* Objective *
Copy the listing verbatim, excluding any images found in it.

* Items *
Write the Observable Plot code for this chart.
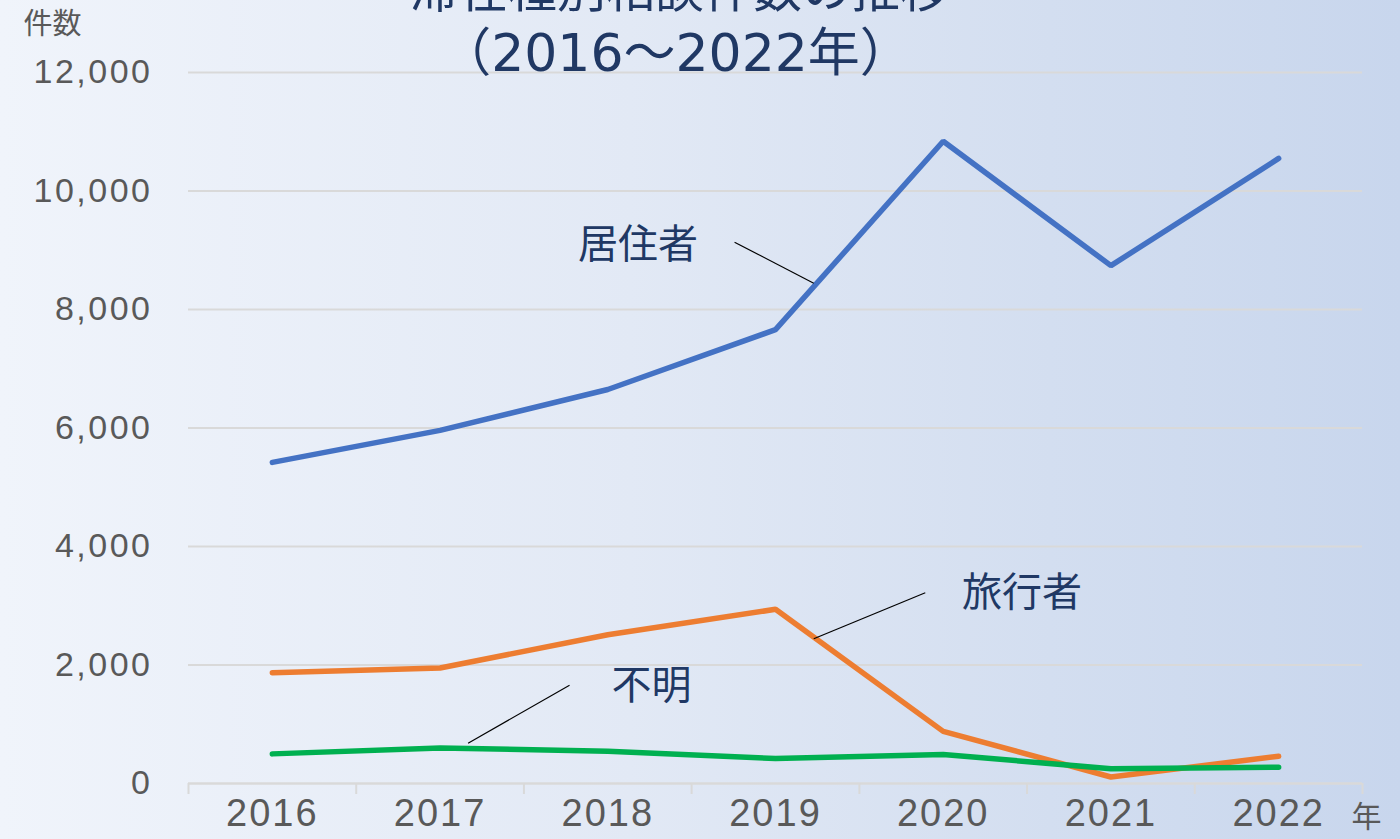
<!DOCTYPE html>
<html>
<head>
<meta charset="utf-8">
<script src="https://cdn.jsdelivr.net/npm/d3@7"></script>
<script src="https://cdn.jsdelivr.net/npm/@observablehq/plot@0.6"></script>
<style>
  html, body { margin: 0; padding: 0; }
  body {
    width: 1400px; height: 839px; overflow: hidden;
    background: linear-gradient(90deg, #f0f4fb 0%, #e2e9f5 45%, #d3def0 75%, #c8d6ed 100%);
  }
  g[aria-label="y-axis tick label"] text { letter-spacing: 2.5px; }
  g[aria-label="x-axis tick label"] text { letter-spacing: 2px; }
  g[aria-label="title line 2"] text { letter-spacing: 1px; }
</style>
</head>
<body>
<div id="chart"></div>
<script>
// ---- data ----
const years = [2016, 2017, 2018, 2019, 2020, 2021, 2022];
const residentValues = [5420, 5960, 6650, 7660, 10840, 8740, 10550];
const travelerValues = [1870, 1950, 2510, 2940, 880, 110, 460];
const unknownValues = [500, 600, 545, 420, 490, 250, 275];
const seriesNames = ["居住者", "旅行者", "不明"];
const seriesColors = ["#4472c4", "#ed7d31", "#00b050"];
const yTicks = [0, 2000, 4000, 6000, 8000, 10000, 12000];
const titleLines = ["滞在種別相談件数の推移", "（2016～2022年）"];
const yAxisLabel = "件数";
const xAxisUnit = "年";
// annotation labels (data units) and leader lines
const labelX = [2018.18, 2020.47, 2018.26];
const labelY = [9080, 3210, 1640];
const leaderX1 = [2018.756, 2019.893, 2017.772];
const leaderY1 = [9136, 3219, 1659];
const leaderX2 = [2019.228, 2019.228, 2017.167];
const leaderY2 = [8444, 2442, 680];

// ---- build tables ----
const valueSets = [residentValues, travelerValues, unknownValues];
const lineData = seriesNames.flatMap((s, i) =>
  years.map((yr, j) => ({ series: s, year: yr, value: valueSets[i][j] })));
const labels = seriesNames.map((s, i) => ({ name: s, x: labelX[i], y: labelY[i] }));
const leaders = seriesNames.map((s, i) => ({ x1: leaderX1[i], y1: leaderY1[i], x2: leaderX2[i], y2: leaderY2[i] }));
const boundaries = years.map(y => y - 0.5).concat([years[years.length - 1] + 0.5]);

const numFont = "'Liberation Sans', Arial, sans-serif";
const jpFont = "'Noto Sans CJK JP', sans-serif";
const titleFont = "'DejaVu Sans', 'Noto Sans CJK JP', sans-serif";

const chart = Plot.plot({
  width: 1400,
  height: 839,
  marginLeft: 188,
  marginRight: 38,
  marginTop: 72,
  marginBottom: 56,
  style: { background: "transparent", overflow: "visible" },
  x: { domain: [2015.5, 2022.5] },
  y: { domain: [0, 12000] },
  color: { domain: seriesNames, range: seriesColors },
  marks: [
    Plot.gridY(yTicks, { stroke: "#d9d9d9", strokeOpacity: 1, strokeWidth: 2 }),
    Plot.axisY(yTicks, {
      tickSize: 0, tickPadding: 36, tickFormat: d3.format(","),
      fontSize: 34, fontFamily: numFont, fill: "#595959", label: null
    }),
    Plot.ruleY([0], { stroke: "#d9d9d9", strokeWidth: 2 }),
    Plot.axisX(boundaries, {
      tickSize: 11, tickFormat: () => "", stroke: "#d9d9d9", strokeWidth: 2, label: null
    }),
    Plot.axisX(years, {
      tickSize: 0, tickPadding: 16, tickFormat: d => String(d),
      fontSize: 38, fontFamily: numFont, fill: "#595959", label: null
    }),
    Plot.line(lineData, {
      x: "year", y: "value", z: "series", stroke: "series",
      strokeWidth: 5.5, strokeLinecap: "round", strokeLinejoin: "miter"
    }),
    Plot.link(leaders, { x1: "x1", y1: "y1", x2: "x2", y2: "y2", stroke: "#000", strokeWidth: 1.2 }),
    Plot.text(labels, {
      x: "x", y: "y", text: "name", fontSize: 40, fontFamily: jpFont,
      fill: "#203864", textAnchor: "middle", lineAnchor: "middle"
    }),
    Plot.text([yAxisLabel], {
      frameAnchor: "top-left", dx: -136, dy: -48, text: d => d,
      fontSize: 29, fontFamily: jpFont, fill: "#595959", textAnchor: "middle", lineAnchor: "middle"
    }),
    Plot.text([xAxisUnit], {
      frameAnchor: "bottom-right", dx: 4, dy: 34, text: d => d,
      fontSize: 30, fontFamily: jpFont, fill: "#595959", textAnchor: "middle", lineAnchor: "middle"
    }),
    Plot.text([titleLines[0]], {
      frameAnchor: "top", dx: -96, dy: -66, text: d => d,
      fontSize: 49, fontFamily: jpFont, fill: "#203864", textAnchor: "middle", lineAnchor: "bottom"
    }),
    Plot.text([titleLines[1]], {
      ariaLabel: "title line 2",
      frameAnchor: "top", dx: -100, dy: -2, text: d => d,
      fontSize: 52, fontFamily: titleFont, fill: "#203864", textAnchor: "middle", lineAnchor: "bottom"
    })
  ]
});
document.getElementById("chart").appendChild(chart);
</script>
</body>
</html>
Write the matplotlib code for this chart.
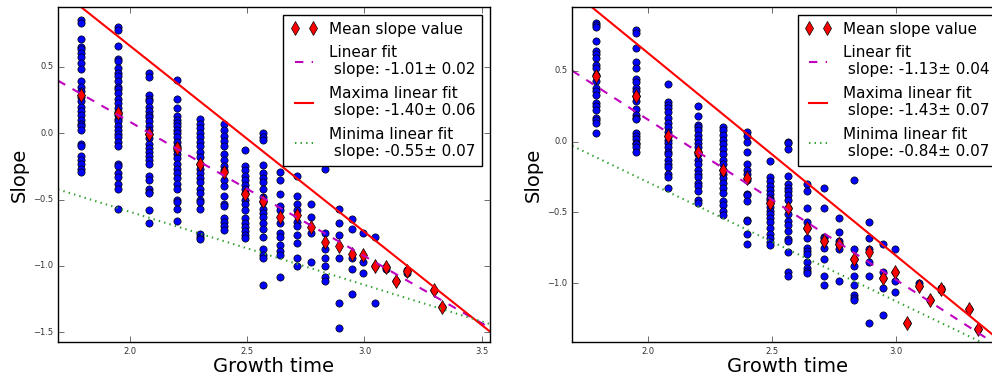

* Solution for this exercise *
Write the Observable Plot code for this chart.
<!DOCTYPE html>
<html>
<head>
<meta charset="utf-8">
<script src="https://cdn.jsdelivr.net/npm/d3@7"></script>
<script src="https://cdn.jsdelivr.net/npm/@observablehq/plot@0.6"></script>
<style>
  html, body { margin: 0; padding: 0; }
  body {
    width: 1400px; height: 839px; overflow: hidden;
    background: linear-gradient(90deg, #f0f4fb 0%, #e2e9f5 45%, #d3def0 75%, #c8d6ed 100%);
  }
  g[aria-label="y-axis tick label"] text { letter-spacing: 2.5px; }
  g[aria-label="x-axis tick label"] text { letter-spacing: 2px; }
  g[aria-label="title line 2"] text { letter-spacing: 1px; }
</style>
</head>
<body>
<div id="chart"></div>
<script>
// ---- data ----
const years = [2016, 2017, 2018, 2019, 2020, 2021, 2022];
const residentValues = [5420, 5960, 6650, 7660, 10840, 8740, 10550];
const travelerValues = [1870, 1950, 2510, 2940, 880, 110, 460];
const unknownValues = [500, 600, 545, 420, 490, 250, 275];
const seriesNames = ["居住者", "旅行者", "不明"];
const seriesColors = ["#4472c4", "#ed7d31", "#00b050"];
const yTicks = [0, 2000, 4000, 6000, 8000, 10000, 12000];
const titleLines = ["滞在種別相談件数の推移", "（2016～2022年）"];
const yAxisLabel = "件数";
const xAxisUnit = "年";
// annotation labels (data units) and leader lines
const labelX = [2018.18, 2020.47, 2018.26];
const labelY = [9080, 3210, 1640];
const leaderX1 = [2018.756, 2019.893, 2017.772];
const leaderY1 = [9136, 3219, 1659];
const leaderX2 = [2019.228, 2019.228, 2017.167];
const leaderY2 = [8444, 2442, 680];

// ---- build tables ----
const valueSets = [residentValues, travelerValues, unknownValues];
const lineData = seriesNames.flatMap((s, i) =>
  years.map((yr, j) => ({ series: s, year: yr, value: valueSets[i][j] })));
const labels = seriesNames.map((s, i) => ({ name: s, x: labelX[i], y: labelY[i] }));
const leaders = seriesNames.map((s, i) => ({ x1: leaderX1[i], y1: leaderY1[i], x2: leaderX2[i], y2: leaderY2[i] }));
const boundaries = years.map(y => y - 0.5).concat([years[years.length - 1] + 0.5]);

const numFont = "'Liberation Sans', Arial, sans-serif";
const jpFont = "'Noto Sans CJK JP', sans-serif";
const titleFont = "'DejaVu Sans', 'Noto Sans CJK JP', sans-serif";

const chart = Plot.plot({
  width: 1400,
  height: 839,
  marginLeft: 188,
  marginRight: 38,
  marginTop: 72,
  marginBottom: 56,
  style: { background: "transparent", overflow: "visible" },
  x: { domain: [2015.5, 2022.5] },
  y: { domain: [0, 12000] },
  color: { domain: seriesNames, range: seriesColors },
  marks: [
    Plot.gridY(yTicks, { stroke: "#d9d9d9", strokeOpacity: 1, strokeWidth: 2 }),
    Plot.axisY(yTicks, {
      tickSize: 0, tickPadding: 36, tickFormat: d3.format(","),
      fontSize: 34, fontFamily: numFont, fill: "#595959", label: null
    }),
    Plot.ruleY([0], { stroke: "#d9d9d9", strokeWidth: 2 }),
    Plot.axisX(boundaries, {
      tickSize: 11, tickFormat: () => "", stroke: "#d9d9d9", strokeWidth: 2, label: null
    }),
    Plot.axisX(years, {
      tickSize: 0, tickPadding: 16, tickFormat: d => String(d),
      fontSize: 38, fontFamily: numFont, fill: "#595959", label: null
    }),
    Plot.line(lineData, {
      x: "year", y: "value", z: "series", stroke: "series",
      strokeWidth: 5.5, strokeLinecap: "round", strokeLinejoin: "miter"
    }),
    Plot.link(leaders, { x1: "x1", y1: "y1", x2: "x2", y2: "y2", stroke: "#000", strokeWidth: 1.2 }),
    Plot.text(labels, {
      x: "x", y: "y", text: "name", fontSize: 40, fontFamily: jpFont,
      fill: "#203864", textAnchor: "middle", lineAnchor: "middle"
    }),
    Plot.text([yAxisLabel], {
      frameAnchor: "top-left", dx: -136, dy: -48, text: d => d,
      fontSize: 29, fontFamily: jpFont, fill: "#595959", textAnchor: "middle", lineAnchor: "middle"
    }),
    Plot.text([xAxisUnit], {
      frameAnchor: "bottom-right", dx: 4, dy: 34, text: d => d,
      fontSize: 30, fontFamily: jpFont, fill: "#595959", textAnchor: "middle", lineAnchor: "middle"
    }),
    Plot.text([titleLines[0]], {
      frameAnchor: "top", dx: -96, dy: -66, text: d => d,
      fontSize: 49, fontFamily: jpFont, fill: "#203864", textAnchor: "middle", lineAnchor: "bottom"
    }),
    Plot.text([titleLines[1]], {
      ariaLabel: "title line 2",
      frameAnchor: "top", dx: -100, dy: -2, text: d => d,
      fontSize: 52, fontFamily: titleFont, fill: "#203864", textAnchor: "middle", lineAnchor: "bottom"
    })
  ]
});
document.getElementById("chart").appendChild(chart);
</script>
</body>
</html>
Write the matplotlib code for this chart.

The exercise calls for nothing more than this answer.